[Data]
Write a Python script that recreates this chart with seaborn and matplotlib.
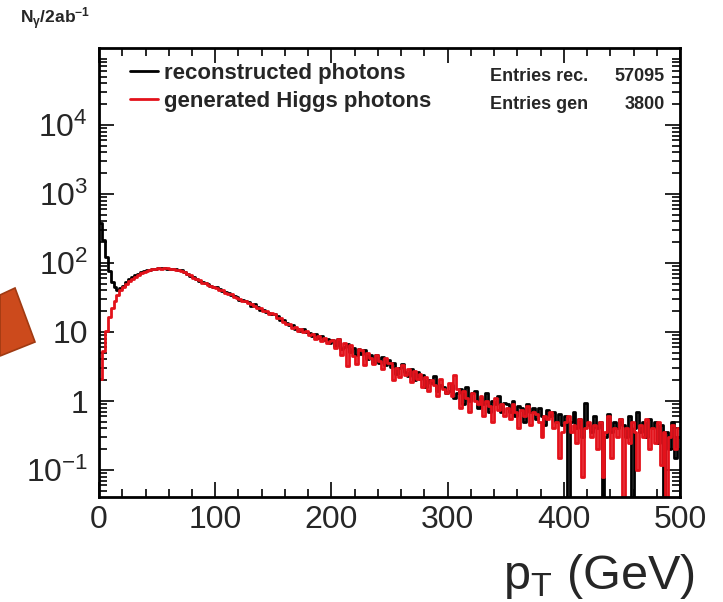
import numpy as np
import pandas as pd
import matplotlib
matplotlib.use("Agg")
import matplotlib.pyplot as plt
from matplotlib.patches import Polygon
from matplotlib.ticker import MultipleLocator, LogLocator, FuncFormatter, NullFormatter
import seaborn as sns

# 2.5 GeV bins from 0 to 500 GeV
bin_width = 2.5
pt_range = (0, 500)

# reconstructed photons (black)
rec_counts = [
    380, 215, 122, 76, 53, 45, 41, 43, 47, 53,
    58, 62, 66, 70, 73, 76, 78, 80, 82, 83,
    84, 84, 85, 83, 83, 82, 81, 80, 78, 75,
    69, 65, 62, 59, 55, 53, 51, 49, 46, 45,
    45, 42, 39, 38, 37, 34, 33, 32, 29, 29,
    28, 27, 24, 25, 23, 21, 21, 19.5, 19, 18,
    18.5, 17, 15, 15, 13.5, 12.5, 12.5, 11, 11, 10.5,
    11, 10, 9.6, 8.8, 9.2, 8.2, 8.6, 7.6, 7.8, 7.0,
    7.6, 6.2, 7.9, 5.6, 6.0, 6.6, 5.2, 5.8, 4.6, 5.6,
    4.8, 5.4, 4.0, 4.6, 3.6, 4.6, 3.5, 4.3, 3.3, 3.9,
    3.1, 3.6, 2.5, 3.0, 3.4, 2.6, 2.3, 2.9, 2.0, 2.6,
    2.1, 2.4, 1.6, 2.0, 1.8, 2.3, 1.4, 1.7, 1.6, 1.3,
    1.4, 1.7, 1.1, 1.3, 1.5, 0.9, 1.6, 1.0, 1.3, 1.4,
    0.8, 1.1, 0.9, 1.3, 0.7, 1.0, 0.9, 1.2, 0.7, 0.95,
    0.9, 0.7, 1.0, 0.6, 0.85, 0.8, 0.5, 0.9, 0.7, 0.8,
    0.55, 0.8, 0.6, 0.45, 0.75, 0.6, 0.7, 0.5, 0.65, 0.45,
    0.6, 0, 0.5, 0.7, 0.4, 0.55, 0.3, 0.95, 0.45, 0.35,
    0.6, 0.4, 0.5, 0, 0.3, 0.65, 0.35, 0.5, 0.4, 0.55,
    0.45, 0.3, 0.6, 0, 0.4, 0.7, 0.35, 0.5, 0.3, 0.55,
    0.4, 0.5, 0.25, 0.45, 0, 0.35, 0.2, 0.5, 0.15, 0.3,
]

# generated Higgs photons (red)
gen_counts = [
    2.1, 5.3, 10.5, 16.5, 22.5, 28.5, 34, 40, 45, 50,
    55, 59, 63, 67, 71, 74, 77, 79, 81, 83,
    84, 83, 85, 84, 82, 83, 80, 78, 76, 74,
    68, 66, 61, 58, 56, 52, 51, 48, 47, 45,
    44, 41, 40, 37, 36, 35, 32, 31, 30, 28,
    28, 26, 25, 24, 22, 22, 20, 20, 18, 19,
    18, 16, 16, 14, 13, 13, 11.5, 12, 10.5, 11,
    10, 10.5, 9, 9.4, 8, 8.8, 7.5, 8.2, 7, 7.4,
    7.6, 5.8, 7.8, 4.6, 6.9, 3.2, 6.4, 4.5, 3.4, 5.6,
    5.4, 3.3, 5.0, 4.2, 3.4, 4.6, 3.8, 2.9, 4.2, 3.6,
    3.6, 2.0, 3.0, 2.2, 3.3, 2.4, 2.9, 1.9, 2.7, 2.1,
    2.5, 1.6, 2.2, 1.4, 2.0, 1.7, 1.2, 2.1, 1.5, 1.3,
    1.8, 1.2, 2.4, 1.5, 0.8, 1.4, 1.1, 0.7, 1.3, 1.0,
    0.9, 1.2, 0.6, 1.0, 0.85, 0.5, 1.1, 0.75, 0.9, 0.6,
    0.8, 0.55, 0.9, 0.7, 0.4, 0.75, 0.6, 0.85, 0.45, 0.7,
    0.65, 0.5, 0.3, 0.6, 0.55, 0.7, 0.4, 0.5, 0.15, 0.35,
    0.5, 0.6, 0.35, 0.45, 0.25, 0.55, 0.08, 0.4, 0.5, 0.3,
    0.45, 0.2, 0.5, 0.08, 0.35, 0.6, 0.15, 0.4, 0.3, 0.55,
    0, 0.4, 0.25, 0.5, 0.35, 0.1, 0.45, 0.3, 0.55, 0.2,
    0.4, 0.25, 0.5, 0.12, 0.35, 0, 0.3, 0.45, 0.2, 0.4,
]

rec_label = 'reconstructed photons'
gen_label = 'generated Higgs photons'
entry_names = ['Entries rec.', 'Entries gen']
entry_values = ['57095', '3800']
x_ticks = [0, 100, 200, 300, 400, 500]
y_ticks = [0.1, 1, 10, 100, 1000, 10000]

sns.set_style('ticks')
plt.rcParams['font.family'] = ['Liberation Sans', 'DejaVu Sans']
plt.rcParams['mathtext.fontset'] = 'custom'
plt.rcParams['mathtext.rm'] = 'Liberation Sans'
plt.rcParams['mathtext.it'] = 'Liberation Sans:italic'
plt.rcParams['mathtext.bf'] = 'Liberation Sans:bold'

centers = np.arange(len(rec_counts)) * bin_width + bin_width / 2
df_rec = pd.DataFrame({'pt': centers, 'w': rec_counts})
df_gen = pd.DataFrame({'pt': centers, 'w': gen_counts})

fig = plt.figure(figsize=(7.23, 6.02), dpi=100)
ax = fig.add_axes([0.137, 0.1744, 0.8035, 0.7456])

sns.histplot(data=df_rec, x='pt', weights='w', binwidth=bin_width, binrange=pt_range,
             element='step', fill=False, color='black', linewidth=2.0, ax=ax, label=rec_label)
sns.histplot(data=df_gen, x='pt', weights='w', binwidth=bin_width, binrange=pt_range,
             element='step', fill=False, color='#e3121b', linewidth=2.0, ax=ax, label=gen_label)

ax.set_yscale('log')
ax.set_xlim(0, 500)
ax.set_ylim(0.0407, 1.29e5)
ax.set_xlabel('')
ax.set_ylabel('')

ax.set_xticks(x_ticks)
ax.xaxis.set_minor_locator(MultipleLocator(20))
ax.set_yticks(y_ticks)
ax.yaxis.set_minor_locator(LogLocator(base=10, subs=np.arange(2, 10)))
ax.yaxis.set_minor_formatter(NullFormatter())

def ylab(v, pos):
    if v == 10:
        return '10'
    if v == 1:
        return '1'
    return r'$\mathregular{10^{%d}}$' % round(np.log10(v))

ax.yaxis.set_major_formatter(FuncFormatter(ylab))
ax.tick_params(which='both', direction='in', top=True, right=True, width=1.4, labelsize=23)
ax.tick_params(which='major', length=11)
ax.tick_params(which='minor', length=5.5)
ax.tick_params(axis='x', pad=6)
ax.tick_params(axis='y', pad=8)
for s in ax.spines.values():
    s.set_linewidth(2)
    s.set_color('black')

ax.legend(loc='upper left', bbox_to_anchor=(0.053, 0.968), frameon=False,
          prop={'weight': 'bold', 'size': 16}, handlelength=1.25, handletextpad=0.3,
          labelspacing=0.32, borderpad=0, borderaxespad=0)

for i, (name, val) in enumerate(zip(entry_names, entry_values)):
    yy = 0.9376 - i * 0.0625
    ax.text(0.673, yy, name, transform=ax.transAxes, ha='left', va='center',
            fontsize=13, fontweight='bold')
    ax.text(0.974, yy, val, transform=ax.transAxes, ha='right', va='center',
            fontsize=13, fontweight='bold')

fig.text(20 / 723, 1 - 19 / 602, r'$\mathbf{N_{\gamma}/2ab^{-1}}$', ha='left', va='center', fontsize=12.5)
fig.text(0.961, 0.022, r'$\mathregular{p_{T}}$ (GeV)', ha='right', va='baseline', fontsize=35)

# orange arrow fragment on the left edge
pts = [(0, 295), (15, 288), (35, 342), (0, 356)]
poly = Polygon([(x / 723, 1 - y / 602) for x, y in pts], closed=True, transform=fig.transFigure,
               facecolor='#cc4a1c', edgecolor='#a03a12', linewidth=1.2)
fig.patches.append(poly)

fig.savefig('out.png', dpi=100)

[Your objective]
Return only the lines from the start of the data through the line that contains "pt_range = (0, 500)", please, copying them exactly and omitting all pictures.

[Complete answer]
Write a Python script that recreates this chart with seaborn and matplotlib.
import numpy as np
import pandas as pd
import matplotlib
matplotlib.use("Agg")
import matplotlib.pyplot as plt
from matplotlib.patches import Polygon
from matplotlib.ticker import MultipleLocator, LogLocator, FuncFormatter, NullFormatter
import seaborn as sns

# 2.5 GeV bins from 0 to 500 GeV
bin_width = 2.5
pt_range = (0, 500)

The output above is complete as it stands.